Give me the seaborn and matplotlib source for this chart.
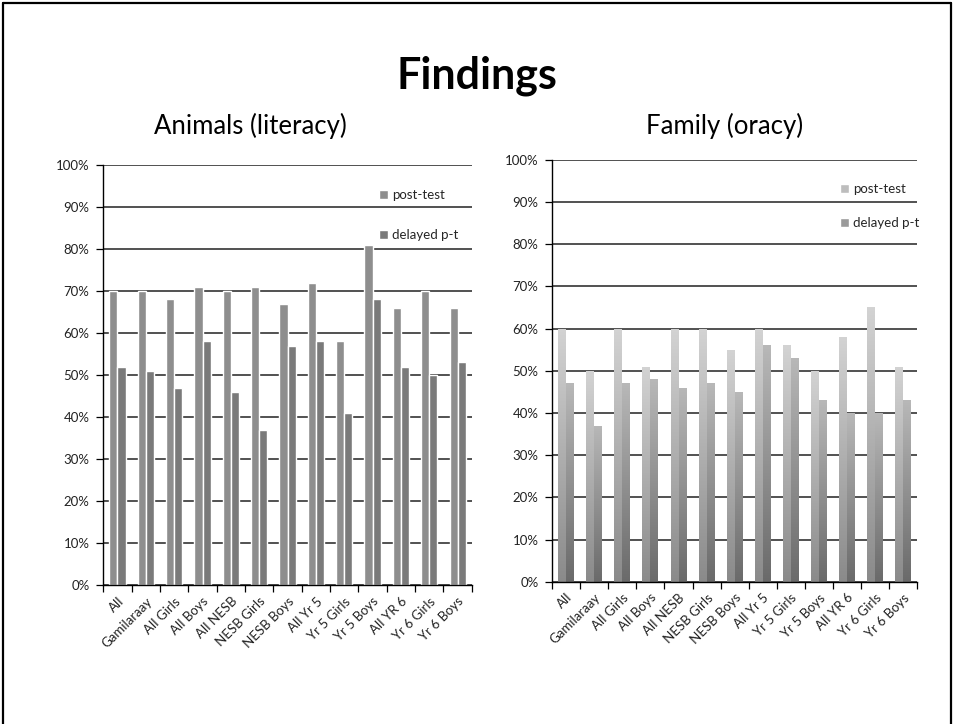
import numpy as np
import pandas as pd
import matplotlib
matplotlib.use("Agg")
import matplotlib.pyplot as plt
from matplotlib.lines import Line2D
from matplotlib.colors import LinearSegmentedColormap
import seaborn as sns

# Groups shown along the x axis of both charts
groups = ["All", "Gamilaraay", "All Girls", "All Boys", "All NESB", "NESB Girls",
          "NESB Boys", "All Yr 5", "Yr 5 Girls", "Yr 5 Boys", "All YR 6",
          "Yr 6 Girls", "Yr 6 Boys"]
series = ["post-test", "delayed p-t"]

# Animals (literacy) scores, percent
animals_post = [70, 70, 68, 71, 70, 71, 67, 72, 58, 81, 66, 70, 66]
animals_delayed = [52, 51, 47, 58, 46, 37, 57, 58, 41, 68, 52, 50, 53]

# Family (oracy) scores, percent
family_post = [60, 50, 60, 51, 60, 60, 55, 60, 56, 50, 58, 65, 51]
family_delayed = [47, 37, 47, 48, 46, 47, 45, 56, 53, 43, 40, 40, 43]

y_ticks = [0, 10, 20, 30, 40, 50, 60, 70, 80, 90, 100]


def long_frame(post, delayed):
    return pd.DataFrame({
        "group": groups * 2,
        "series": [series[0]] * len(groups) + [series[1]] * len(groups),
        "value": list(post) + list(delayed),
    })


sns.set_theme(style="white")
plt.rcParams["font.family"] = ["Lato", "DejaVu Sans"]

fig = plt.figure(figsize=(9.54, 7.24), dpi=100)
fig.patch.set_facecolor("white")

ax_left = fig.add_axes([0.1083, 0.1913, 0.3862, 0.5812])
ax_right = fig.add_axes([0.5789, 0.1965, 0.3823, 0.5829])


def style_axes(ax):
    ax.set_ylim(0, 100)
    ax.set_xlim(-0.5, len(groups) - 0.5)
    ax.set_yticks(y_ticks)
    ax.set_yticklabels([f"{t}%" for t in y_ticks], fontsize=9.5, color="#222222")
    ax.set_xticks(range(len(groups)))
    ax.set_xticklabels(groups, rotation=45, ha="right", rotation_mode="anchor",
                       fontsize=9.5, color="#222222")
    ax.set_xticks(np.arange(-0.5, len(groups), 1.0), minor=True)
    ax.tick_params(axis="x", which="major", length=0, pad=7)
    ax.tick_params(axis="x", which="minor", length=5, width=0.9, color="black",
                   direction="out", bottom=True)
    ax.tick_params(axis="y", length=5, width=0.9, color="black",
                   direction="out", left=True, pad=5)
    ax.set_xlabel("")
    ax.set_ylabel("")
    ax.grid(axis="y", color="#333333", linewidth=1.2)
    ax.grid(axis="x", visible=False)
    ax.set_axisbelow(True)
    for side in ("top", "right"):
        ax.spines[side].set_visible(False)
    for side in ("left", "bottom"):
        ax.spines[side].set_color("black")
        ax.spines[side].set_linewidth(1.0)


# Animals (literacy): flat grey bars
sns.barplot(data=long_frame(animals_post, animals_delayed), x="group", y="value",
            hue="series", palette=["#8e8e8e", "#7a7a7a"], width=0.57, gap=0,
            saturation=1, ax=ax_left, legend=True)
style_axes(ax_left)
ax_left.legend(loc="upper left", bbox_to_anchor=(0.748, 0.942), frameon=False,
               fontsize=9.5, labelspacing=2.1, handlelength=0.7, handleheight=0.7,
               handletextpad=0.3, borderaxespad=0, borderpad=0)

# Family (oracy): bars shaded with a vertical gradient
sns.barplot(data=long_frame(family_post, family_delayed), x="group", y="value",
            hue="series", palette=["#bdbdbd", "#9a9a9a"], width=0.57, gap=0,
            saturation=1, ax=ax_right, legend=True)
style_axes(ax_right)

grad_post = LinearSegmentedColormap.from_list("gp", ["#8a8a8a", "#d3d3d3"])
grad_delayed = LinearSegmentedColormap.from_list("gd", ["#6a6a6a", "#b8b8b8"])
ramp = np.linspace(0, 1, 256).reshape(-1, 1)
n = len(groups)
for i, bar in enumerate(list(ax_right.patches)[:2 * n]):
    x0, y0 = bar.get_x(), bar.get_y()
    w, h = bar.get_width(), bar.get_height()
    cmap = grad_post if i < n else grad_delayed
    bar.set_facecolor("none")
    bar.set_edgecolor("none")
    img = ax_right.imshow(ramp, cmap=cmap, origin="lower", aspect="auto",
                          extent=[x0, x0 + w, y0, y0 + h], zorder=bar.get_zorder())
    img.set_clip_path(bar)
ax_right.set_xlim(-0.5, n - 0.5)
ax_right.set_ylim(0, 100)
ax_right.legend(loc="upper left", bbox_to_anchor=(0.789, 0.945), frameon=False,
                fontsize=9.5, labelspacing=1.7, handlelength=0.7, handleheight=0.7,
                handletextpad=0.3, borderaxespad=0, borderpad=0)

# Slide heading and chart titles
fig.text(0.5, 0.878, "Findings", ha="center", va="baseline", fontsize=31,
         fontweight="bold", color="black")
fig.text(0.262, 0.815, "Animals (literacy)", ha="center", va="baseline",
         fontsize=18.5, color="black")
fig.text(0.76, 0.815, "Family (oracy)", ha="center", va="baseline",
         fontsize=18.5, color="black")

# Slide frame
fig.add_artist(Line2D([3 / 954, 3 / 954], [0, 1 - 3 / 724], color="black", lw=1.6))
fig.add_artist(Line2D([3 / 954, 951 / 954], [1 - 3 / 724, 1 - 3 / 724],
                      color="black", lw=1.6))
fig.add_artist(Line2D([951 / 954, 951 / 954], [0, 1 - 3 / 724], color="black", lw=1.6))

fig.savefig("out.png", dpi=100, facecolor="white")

========

Output exactly the span of lines from the top of the listing through the line holding "ax_right = fig.add_axes([0.5789, 0.1965, 0.3823, 0.5829])", and leave every picture out.

Give me the seaborn and matplotlib source for this chart.
import numpy as np
import pandas as pd
import matplotlib
matplotlib.use("Agg")
import matplotlib.pyplot as plt
from matplotlib.lines import Line2D
from matplotlib.colors import LinearSegmentedColormap
import seaborn as sns

# Groups shown along the x axis of both charts
groups = ["All", "Gamilaraay", "All Girls", "All Boys", "All NESB", "NESB Girls",
          "NESB Boys", "All Yr 5", "Yr 5 Girls", "Yr 5 Boys", "All YR 6",
          "Yr 6 Girls", "Yr 6 Boys"]
series = ["post-test", "delayed p-t"]

# Animals (literacy) scores, percent
animals_post = [70, 70, 68, 71, 70, 71, 67, 72, 58, 81, 66, 70, 66]
animals_delayed = [52, 51, 47, 58, 46, 37, 57, 58, 41, 68, 52, 50, 53]

# Family (oracy) scores, percent
family_post = [60, 50, 60, 51, 60, 60, 55, 60, 56, 50, 58, 65, 51]
family_delayed = [47, 37, 47, 48, 46, 47, 45, 56, 53, 43, 40, 40, 43]

y_ticks = [0, 10, 20, 30, 40, 50, 60, 70, 80, 90, 100]


def long_frame(post, delayed):
    return pd.DataFrame({
        "group": groups * 2,
        "series": [series[0]] * len(groups) + [series[1]] * len(groups),
        "value": list(post) + list(delayed),
    })


sns.set_theme(style="white")
plt.rcParams["font.family"] = ["Lato", "DejaVu Sans"]

fig = plt.figure(figsize=(9.54, 7.24), dpi=100)
fig.patch.set_facecolor("white")

ax_left = fig.add_axes([0.1083, 0.1913, 0.3862, 0.5812])
ax_right = fig.add_axes([0.5789, 0.1965, 0.3823, 0.5829])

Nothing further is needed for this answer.